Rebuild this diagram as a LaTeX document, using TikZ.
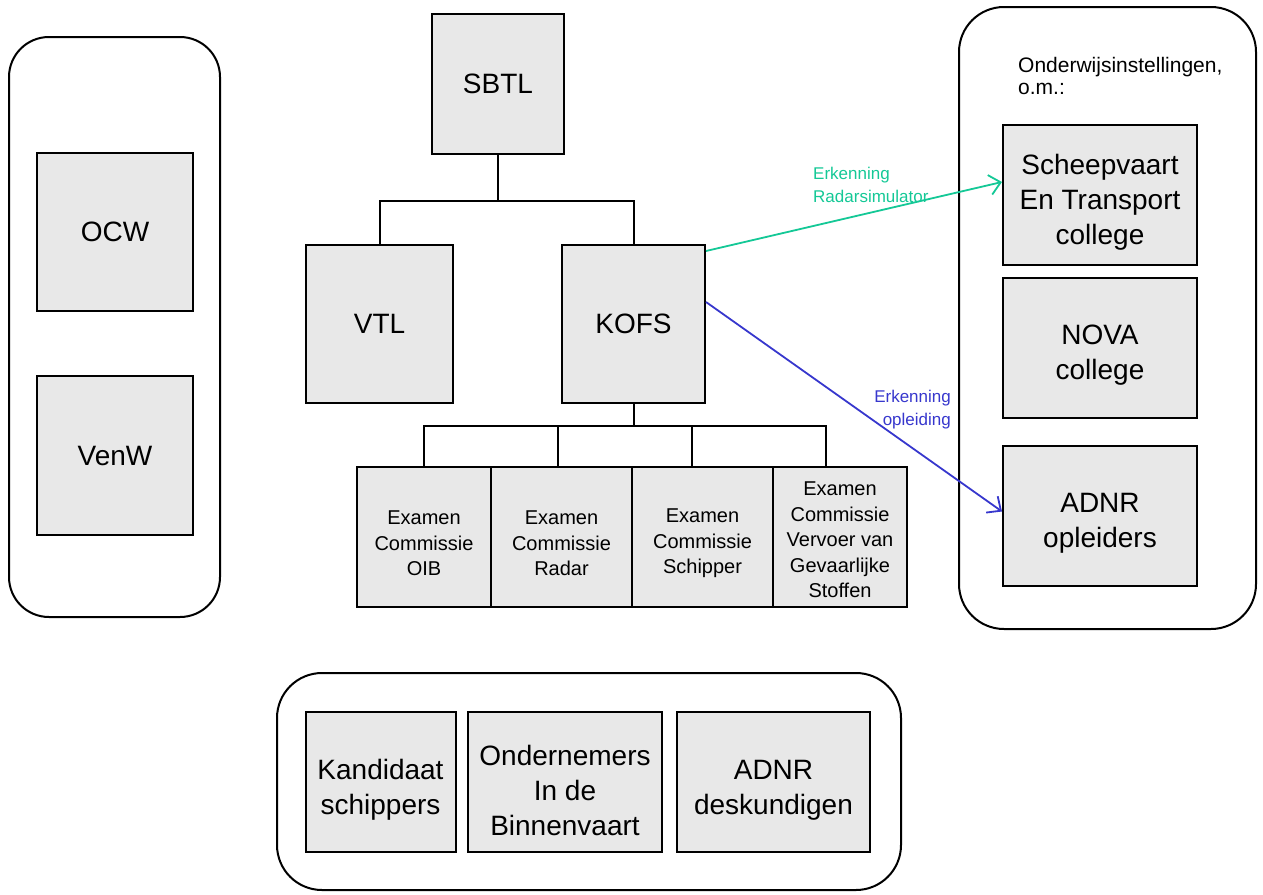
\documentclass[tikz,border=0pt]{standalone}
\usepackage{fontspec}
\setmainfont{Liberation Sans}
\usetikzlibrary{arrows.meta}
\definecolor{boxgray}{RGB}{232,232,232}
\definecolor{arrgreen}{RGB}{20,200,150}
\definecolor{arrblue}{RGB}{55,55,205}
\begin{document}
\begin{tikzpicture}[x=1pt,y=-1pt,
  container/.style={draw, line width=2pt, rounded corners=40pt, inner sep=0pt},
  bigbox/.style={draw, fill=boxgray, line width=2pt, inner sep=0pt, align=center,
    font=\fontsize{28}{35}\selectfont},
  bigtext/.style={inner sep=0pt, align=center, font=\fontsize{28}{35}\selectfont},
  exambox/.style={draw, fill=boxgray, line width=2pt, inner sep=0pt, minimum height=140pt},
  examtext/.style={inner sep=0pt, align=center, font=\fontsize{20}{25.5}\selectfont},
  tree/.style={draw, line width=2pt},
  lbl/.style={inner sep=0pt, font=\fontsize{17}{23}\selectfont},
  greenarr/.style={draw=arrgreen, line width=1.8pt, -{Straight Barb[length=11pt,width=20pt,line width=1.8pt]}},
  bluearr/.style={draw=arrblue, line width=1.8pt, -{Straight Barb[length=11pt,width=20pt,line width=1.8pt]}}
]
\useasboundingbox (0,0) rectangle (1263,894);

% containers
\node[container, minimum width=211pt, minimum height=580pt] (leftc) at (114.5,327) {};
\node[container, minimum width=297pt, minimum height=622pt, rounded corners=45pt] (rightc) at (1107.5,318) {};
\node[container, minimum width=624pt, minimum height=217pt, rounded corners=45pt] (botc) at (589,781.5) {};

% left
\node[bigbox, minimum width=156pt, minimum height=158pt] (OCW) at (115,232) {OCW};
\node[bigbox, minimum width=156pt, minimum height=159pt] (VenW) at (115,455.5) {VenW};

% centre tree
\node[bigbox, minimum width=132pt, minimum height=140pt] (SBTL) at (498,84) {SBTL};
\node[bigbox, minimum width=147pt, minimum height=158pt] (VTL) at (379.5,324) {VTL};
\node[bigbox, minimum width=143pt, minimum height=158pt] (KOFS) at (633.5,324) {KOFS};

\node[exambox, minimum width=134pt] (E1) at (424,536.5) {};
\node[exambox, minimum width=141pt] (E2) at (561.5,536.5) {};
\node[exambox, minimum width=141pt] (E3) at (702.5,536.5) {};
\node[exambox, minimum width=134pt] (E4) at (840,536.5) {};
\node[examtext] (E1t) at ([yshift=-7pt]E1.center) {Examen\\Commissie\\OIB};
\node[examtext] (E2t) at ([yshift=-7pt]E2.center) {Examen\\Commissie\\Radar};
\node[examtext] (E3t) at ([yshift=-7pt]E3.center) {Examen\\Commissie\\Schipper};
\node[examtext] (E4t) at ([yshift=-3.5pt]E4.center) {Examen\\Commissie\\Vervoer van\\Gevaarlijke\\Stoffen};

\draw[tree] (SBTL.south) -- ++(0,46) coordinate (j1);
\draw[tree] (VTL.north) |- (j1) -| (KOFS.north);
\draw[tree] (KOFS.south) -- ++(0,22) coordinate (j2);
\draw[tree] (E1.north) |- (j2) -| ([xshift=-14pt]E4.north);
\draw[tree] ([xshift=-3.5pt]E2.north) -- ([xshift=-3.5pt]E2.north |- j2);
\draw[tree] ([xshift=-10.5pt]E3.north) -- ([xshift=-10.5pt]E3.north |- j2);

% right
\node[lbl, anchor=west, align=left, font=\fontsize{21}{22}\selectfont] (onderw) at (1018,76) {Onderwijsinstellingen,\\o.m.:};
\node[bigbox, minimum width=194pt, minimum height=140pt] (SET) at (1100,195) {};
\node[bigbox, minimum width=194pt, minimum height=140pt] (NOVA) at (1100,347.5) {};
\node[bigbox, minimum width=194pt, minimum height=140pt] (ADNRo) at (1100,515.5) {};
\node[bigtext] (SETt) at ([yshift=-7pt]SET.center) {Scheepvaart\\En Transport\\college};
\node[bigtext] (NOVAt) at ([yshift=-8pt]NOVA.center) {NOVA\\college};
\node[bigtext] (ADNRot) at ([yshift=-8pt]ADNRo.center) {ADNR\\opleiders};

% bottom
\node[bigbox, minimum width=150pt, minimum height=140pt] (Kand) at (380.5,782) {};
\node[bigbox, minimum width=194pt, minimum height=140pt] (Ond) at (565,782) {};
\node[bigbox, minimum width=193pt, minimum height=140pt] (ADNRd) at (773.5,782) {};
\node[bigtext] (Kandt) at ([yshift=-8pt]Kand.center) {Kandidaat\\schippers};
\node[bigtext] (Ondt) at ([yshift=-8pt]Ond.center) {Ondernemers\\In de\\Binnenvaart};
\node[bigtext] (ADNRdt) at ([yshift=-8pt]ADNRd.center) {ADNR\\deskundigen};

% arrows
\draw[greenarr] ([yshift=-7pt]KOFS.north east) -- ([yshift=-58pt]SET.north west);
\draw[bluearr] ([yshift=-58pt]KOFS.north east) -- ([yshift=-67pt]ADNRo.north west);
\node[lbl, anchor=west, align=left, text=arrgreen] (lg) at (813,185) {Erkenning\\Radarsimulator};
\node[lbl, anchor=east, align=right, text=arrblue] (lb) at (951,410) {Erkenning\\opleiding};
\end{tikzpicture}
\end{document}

——————

#### The task
Return the listing above in full and without alteration, excluding its pictures.

#### Finished task
Rebuild this diagram as a LaTeX document, using TikZ.
\documentclass[tikz,border=0pt]{standalone}
\usepackage{fontspec}
\setmainfont{Liberation Sans}
\usetikzlibrary{arrows.meta}
\definecolor{boxgray}{RGB}{232,232,232}
\definecolor{arrgreen}{RGB}{20,200,150}
\definecolor{arrblue}{RGB}{55,55,205}
\begin{document}
\begin{tikzpicture}[x=1pt,y=-1pt,
  container/.style={draw, line width=2pt, rounded corners=40pt, inner sep=0pt},
  bigbox/.style={draw, fill=boxgray, line width=2pt, inner sep=0pt, align=center,
    font=\fontsize{28}{35}\selectfont},
  bigtext/.style={inner sep=0pt, align=center, font=\fontsize{28}{35}\selectfont},
  exambox/.style={draw, fill=boxgray, line width=2pt, inner sep=0pt, minimum height=140pt},
  examtext/.style={inner sep=0pt, align=center, font=\fontsize{20}{25.5}\selectfont},
  tree/.style={draw, line width=2pt},
  lbl/.style={inner sep=0pt, font=\fontsize{17}{23}\selectfont},
  greenarr/.style={draw=arrgreen, line width=1.8pt, -{Straight Barb[length=11pt,width=20pt,line width=1.8pt]}},
  bluearr/.style={draw=arrblue, line width=1.8pt, -{Straight Barb[length=11pt,width=20pt,line width=1.8pt]}}
]
\useasboundingbox (0,0) rectangle (1263,894);

% containers
\node[container, minimum width=211pt, minimum height=580pt] (leftc) at (114.5,327) {};
\node[container, minimum width=297pt, minimum height=622pt, rounded corners=45pt] (rightc) at (1107.5,318) {};
\node[container, minimum width=624pt, minimum height=217pt, rounded corners=45pt] (botc) at (589,781.5) {};

% left
\node[bigbox, minimum width=156pt, minimum height=158pt] (OCW) at (115,232) {OCW};
\node[bigbox, minimum width=156pt, minimum height=159pt] (VenW) at (115,455.5) {VenW};

% centre tree
\node[bigbox, minimum width=132pt, minimum height=140pt] (SBTL) at (498,84) {SBTL};
\node[bigbox, minimum width=147pt, minimum height=158pt] (VTL) at (379.5,324) {VTL};
\node[bigbox, minimum width=143pt, minimum height=158pt] (KOFS) at (633.5,324) {KOFS};

\node[exambox, minimum width=134pt] (E1) at (424,536.5) {};
\node[exambox, minimum width=141pt] (E2) at (561.5,536.5) {};
\node[exambox, minimum width=141pt] (E3) at (702.5,536.5) {};
\node[exambox, minimum width=134pt] (E4) at (840,536.5) {};
\node[examtext] (E1t) at ([yshift=-7pt]E1.center) {Examen\\Commissie\\OIB};
\node[examtext] (E2t) at ([yshift=-7pt]E2.center) {Examen\\Commissie\\Radar};
\node[examtext] (E3t) at ([yshift=-7pt]E3.center) {Examen\\Commissie\\Schipper};
\node[examtext] (E4t) at ([yshift=-3.5pt]E4.center) {Examen\\Commissie\\Vervoer van\\Gevaarlijke\\Stoffen};

\draw[tree] (SBTL.south) -- ++(0,46) coordinate (j1);
\draw[tree] (VTL.north) |- (j1) -| (KOFS.north);
\draw[tree] (KOFS.south) -- ++(0,22) coordinate (j2);
\draw[tree] (E1.north) |- (j2) -| ([xshift=-14pt]E4.north);
\draw[tree] ([xshift=-3.5pt]E2.north) -- ([xshift=-3.5pt]E2.north |- j2);
\draw[tree] ([xshift=-10.5pt]E3.north) -- ([xshift=-10.5pt]E3.north |- j2);

% right
\node[lbl, anchor=west, align=left, font=\fontsize{21}{22}\selectfont] (onderw) at (1018,76) {Onderwijsinstellingen,\\o.m.:};
\node[bigbox, minimum width=194pt, minimum height=140pt] (SET) at (1100,195) {};
\node[bigbox, minimum width=194pt, minimum height=140pt] (NOVA) at (1100,347.5) {};
\node[bigbox, minimum width=194pt, minimum height=140pt] (ADNRo) at (1100,515.5) {};
\node[bigtext] (SETt) at ([yshift=-7pt]SET.center) {Scheepvaart\\En Transport\\college};
\node[bigtext] (NOVAt) at ([yshift=-8pt]NOVA.center) {NOVA\\college};
\node[bigtext] (ADNRot) at ([yshift=-8pt]ADNRo.center) {ADNR\\opleiders};

% bottom
\node[bigbox, minimum width=150pt, minimum height=140pt] (Kand) at (380.5,782) {};
\node[bigbox, minimum width=194pt, minimum height=140pt] (Ond) at (565,782) {};
\node[bigbox, minimum width=193pt, minimum height=140pt] (ADNRd) at (773.5,782) {};
\node[bigtext] (Kandt) at ([yshift=-8pt]Kand.center) {Kandidaat\\schippers};
\node[bigtext] (Ondt) at ([yshift=-8pt]Ond.center) {Ondernemers\\In de\\Binnenvaart};
\node[bigtext] (ADNRdt) at ([yshift=-8pt]ADNRd.center) {ADNR\\deskundigen};

% arrows
\draw[greenarr] ([yshift=-7pt]KOFS.north east) -- ([yshift=-58pt]SET.north west);
\draw[bluearr] ([yshift=-58pt]KOFS.north east) -- ([yshift=-67pt]ADNRo.north west);
\node[lbl, anchor=west, align=left, text=arrgreen] (lg) at (813,185) {Erkenning\\Radarsimulator};
\node[lbl, anchor=east, align=right, text=arrblue] (lb) at (951,410) {Erkenning\\opleiding};
\end{tikzpicture}
\end{document}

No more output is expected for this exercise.